Karl Eugen Neuhaus was born in Barmen (now Wuppertal), Germany on 18 September 1879. He studied at the Royal Art School in Kassel and the Berlin Royal Institute for Applied Arts, and came to San Francisco in 1904, where he setup a studio across the corridor from William Keith. After being burned out by the earthquake and fire in 1906, he lived in Monterey and helped found the Del Monte Art Gallery.
In 1908, Neuhaus became head of the Art department at University of California, Berkeley, a post he would hold for over forty years. At the PPIE he was Chairman of the Western Advisory Committee and was a member of the San Francisco Jury of the Department of Fine Arts; he exhibited six entries. He was a popular public speaker and wrote many books on art history. Neuhaus died in Berkeley, California on 29 October 1963.
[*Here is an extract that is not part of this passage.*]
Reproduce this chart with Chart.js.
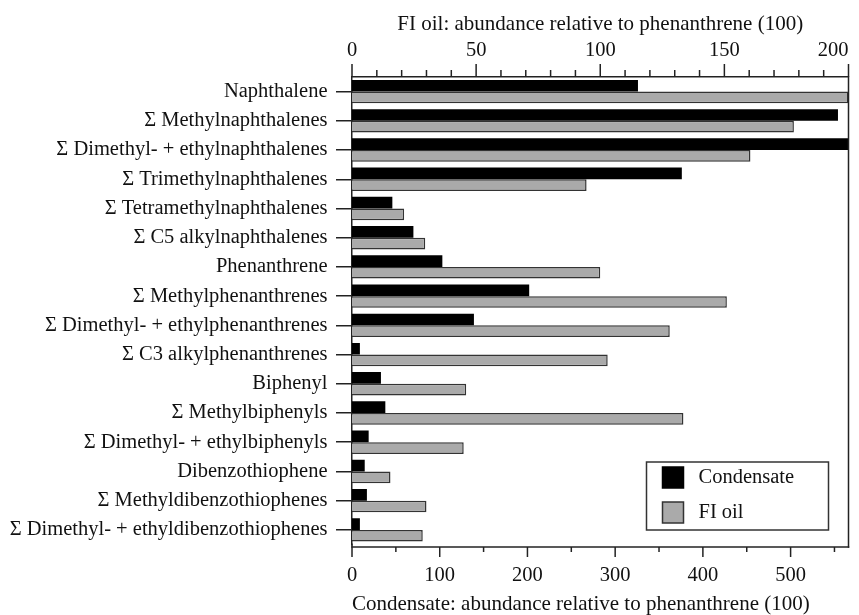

This book, one of eleven published in 1915 by Elder on the PPIE, was very popular and went into a fourth printing (very unusual for an Elder). It was published in several bindings: beige paper on boards, buckram on boards, and leather on boards (see photos).
In addition, there was a special issue of Art of the Exposition from the Victor Talking Machine Company (famous for the dog Nipper and the slogan “His Master’s Voice”), consisting of a modified cover and a sixteen-page insert opposite page 1. The insert commemorates a meeting of the National Association of Talking Machine Jobbers and guests of the Victor Talking Machine Company, held on Saturday 24 July 1915 at the Victor Temple at the PPIE, then the next day at Muir Woods on Mt Tamalpais.